Dawn of the Algorithm by Yann Rousselot
Dawn of the Algorithm is a collection of 33 poems by Yann Rousselot that take a wryly dark look at humanity — mostly our faults — through the lens of science fiction tropes, most pulled from pop culture. We’ve got AIs, giant monsters, depressed T-Rex’s, aliens, and loads of references to anime, science fiction films and fiction. It’s a collection that should have been right up my alley, but though it has its moments, I just didn’t connect with much of it, wanting perhaps a bit more poetry (or at least, my type of poetry, such a thing being so subjective) with my sci-fi.
To begin with the positive, Rousselot has an often sharp wit. Sometimes it comes with a mere chuckle, other times a real bite, or sometimes maybe both, as when he close a poem detailing the end of the world with:
And everyone will be aghast, and shell shocked, but united at
And a strangely familiar voice, maybe Morgan Freeman,
Will be narrating anything.
You can’t help but smile at how yes, it does seem Morgan Freeman has done a lot of voice overs while the world ends, or if he hasn’t literally, it seems that way in memory. But then, you pause and wonder if Rousselot is making a harsher point about our attitude toward the end of the world, which might, after all, be thanks to our own actions.

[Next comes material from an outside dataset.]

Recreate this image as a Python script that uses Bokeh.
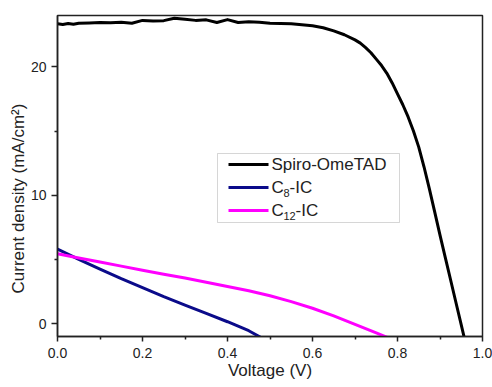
import math
from bokeh.plotting import figure
from bokeh.models import (Range1d, FixedTicker, Label, BoxAnnotation, Arrow,
                          Title, CustomJSTickFormatter)
from bokeh.embed import file_html
from bokeh.resources import INLINE

# ---- data ----
spiro_v = [0.0, 0.0125, 0.025, 0.0375, 0.05, 0.075, 0.1, 0.125, 0.15, 0.175,
           0.2, 0.225, 0.25, 0.275, 0.3, 0.325, 0.35, 0.375, 0.4, 0.425,
           0.45, 0.475, 0.5, 0.525, 0.55, 0.575, 0.6, 0.625, 0.65, 0.675,
           0.7, 0.7125, 0.725, 0.7375, 0.75, 0.7625, 0.775, 0.7875, 0.8,
           0.8125, 0.825, 0.8375, 0.85, 0.8625, 0.875, 0.8875, 0.9, 0.9125,
           0.925, 0.9375, 0.95, 0.96]
spiro_j = [23.35, 23.30, 23.38, 23.32, 23.40, 23.42, 23.45, 23.44, 23.48, 23.40,
           23.62, 23.58, 23.60, 23.78, 23.70, 23.62, 23.66, 23.45, 23.68, 23.45,
           23.52, 23.48, 23.40, 23.38, 23.35, 23.28, 23.20, 23.05, 22.80, 22.50,
           22.10, 21.85, 21.50, 21.10, 20.60, 20.10, 19.50, 18.75, 17.90,
           17.05, 16.10, 15.00, 13.75, 12.20, 10.50, 8.70, 6.90, 5.15,
           3.40, 1.65, -0.10, -1.50]

c8_v = [0.0, 0.05, 0.1, 0.15, 0.2, 0.25, 0.3, 0.35, 0.4, 0.45, 0.48]
c8_j = [5.80, 5.00, 4.25, 3.50, 2.80, 2.10, 1.45, 0.80, 0.15, -0.55, -1.1]

c12_v = [0.0, 0.05, 0.1, 0.15, 0.2, 0.25, 0.3, 0.35, 0.4, 0.45, 0.5, 0.55,
         0.6, 0.65, 0.7, 0.75, 0.78]
c12_j = [5.45, 5.12, 4.80, 4.48, 4.16, 3.85, 3.55, 3.22, 2.90, 2.56, 2.17, 1.72,
         1.20, 0.60, -0.05, -0.72, -1.12]

series_names = ["Spiro-OmeTAD", "C8-IC", "C12-IC"]
series_colors = ["black", "#0b0b8a", "#ff00ff"]

x_ticks = [0.0, 0.2, 0.4, 0.6, 0.8, 1.0]
x_minor = [0.1, 0.3, 0.5, 0.7, 0.9]
y_ticks = [0, 10, 20]
y_minor = [5, 15]

FONT = "Liberation Sans"
TXT = "#222222"

p = figure(width=492, height=387, output_backend="svg", toolbar_location=None,
           x_range=Range1d(0, 1.0), y_range=Range1d(-1, 24),
           min_border_left=57, min_border_right=10, min_border_top=15,
           min_border_bottom=51)
p.background_fill_color = "white"
p.border_fill_color = "white"
p.grid.visible = False
p.outline_line_color = TXT
p.outline_line_width = 1.5

p.line(spiro_v, spiro_j, line_color=series_colors[0], line_width=3, line_join="round")
p.line(c8_v, c8_j, line_color=series_colors[1], line_width=3, line_join="round")
p.line(c12_v, c12_j, line_color=series_colors[2], line_width=3, line_join="round")

for ax in (p.xaxis[0], p.yaxis[0]):
    ax.axis_line_width = 1.5
    ax.axis_line_color = TXT
    ax.major_tick_line_width = 1.5
    ax.minor_tick_line_width = 1.5
    ax.major_tick_line_color = TXT
    ax.minor_tick_line_color = TXT
    ax.major_tick_in = 0
    ax.minor_tick_in = 0
    ax.major_label_text_font = FONT
    ax.major_label_text_font_size = "14px"
    ax.major_label_text_color = TXT

p.xaxis.ticker = FixedTicker(ticks=x_ticks, minor_ticks=x_minor)
p.yaxis.ticker = FixedTicker(ticks=y_ticks, minor_ticks=y_minor)
p.xaxis.formatter = CustomJSTickFormatter(code="return tick.toFixed(1);")
p.xaxis.major_tick_out = 5
p.xaxis.minor_tick_out = 3
p.xaxis.major_label_standoff = 6
p.yaxis.major_tick_out = 6
p.yaxis.minor_tick_out = 3
p.yaxis.major_label_standoff = 5

p.xaxis.axis_label = "Voltage (V)"
p.xaxis.axis_label_text_font = FONT
p.xaxis.axis_label_text_font_size = "17px"
p.xaxis.axis_label_text_font_style = "normal"
p.xaxis.axis_label_text_color = TXT
p.xaxis.axis_label_standoff = 0

# y axis title (as a side title so it can sit a little below the centre)
ytitle = Title(text="Current density (mA/cm²)", align="left", offset=43,
               text_font=FONT, text_font_size="17px", text_font_style="normal",
               text_color=TXT, standoff=0)
p.add_layout(ytitle, "left")


def lab(x, y, text, size="17px", align="left", angle=0.0):
    l = Label(x=x, y=y, x_units="canvas", y_units="canvas", text=text,
              angle=angle, text_align=align, text_baseline="middle",
              text_font=FONT, text_font_size=size, text_color=TXT)
    p.add_layout(l)
    return l

# legend (drawn by hand so the subscripts look right)
p.add_layout(BoxAnnotation(left=217, right=399, top=153, bottom=222,
                           left_units="canvas", right_units="canvas",
                           top_units="canvas", bottom_units="canvas",
                           fill_color="white", fill_alpha=1,
                           line_color="#777777", line_width=1))
rows = [164, 187, 210]
for yy, col in zip(rows, series_colors):
    p.add_layout(Arrow(x_start=228, y_start=yy, x_end=268, y_end=yy,
                       start_units="canvas", end_units="canvas",
                       start=None, end=None, line_color=col, line_width=3))
lab(271, rows[0], "Spiro-OmeTAD")
lab(271, rows[1], "C")
lab(283, rows[1] + 5, "8", size="11px")
lab(289, rows[1], "-IC")
lab(271, rows[2], "C")
lab(283, rows[2] + 5, "12", size="11px")
lab(295, rows[2], "-IC")

open("out.html", "w").write(file_html(p, INLINE))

In the same poem is a wonderfully startling image of the Eiffel Tower animated and deadly, as it
thrashes and whips
coiling and uncoiling
like the tentacle of a dying octopus
a tornado of wreckage
My favorite in the collection is entitled “Ugly Bags of Mostly Water” and is narrated by a Jovian whose existence he tells us is really beyond our Earthly comprehension:
I am we are jovian — there are no names at all —
No modals — timescale is an alien term —
I cannot comprehend —death is not — therefore nor is time —
That which you call winds I call blood flow…
That which you call skin —
A threadbare term to describe where I stop and others begin —
I found this the strongest poem in several ways: its language, its sense of a voice, its sound quality, as in these lines, with their alliteration, assonance, and near rhymes:
I long for home —
gravity the unbreakable shackle to this planet — the thing you call body
A curse alike to sentience and skin —
Skin the unbreakable shackle to the thing you call body
As much as the quality of its language and sound, it was the poem’s emotion that I responded to so strongly. Unfortunately, this was one of the only poems that evoked such a response. Most of the poems just didn’t resonate on that level for me, the vast majority feeling more than a little distant or removed. Part of this I think came from the frequent pop culture references, which at times threatened to either overwhelm the poem or seemed to be too much the meat of the poem rather than a vehicle for the poem. As if the references were sufficient unto themselves, or if not the references, the humor.
That played into a sense I had in many of the poems that they just didn’t go far enough, or took the easy way into the poem, sometimes with regard to the idea, sometimes the language, which at times fell into an unexpected flatness (as in a reference to a mountain shaking people off like “fleas off a dog”), but mostly it almost never startled me, something I always look for in poetry.
Dawn of the Algorithm was a collection I was really hoping to like, especially as, let’s face it, we don’t get a lot of poetry based on the science fiction/fantasy genre. And I did like its broad themes of technology and isolation, as well as its often-dark humor. Unfortunately, it mostly didn’t work for me in terms of either the science fiction or the poetry aspects, with the science fiction coming mostly in the form of pop culture references and the poetry not offering up the sharpness, originality, or musicality of language I was hoping for. That said, poetry is so subjective, more so than fiction I’d say, and speculative poetry is so rare, I’d suggest trying to find a library copy or maybe some of the poems online to see if you might respond differently.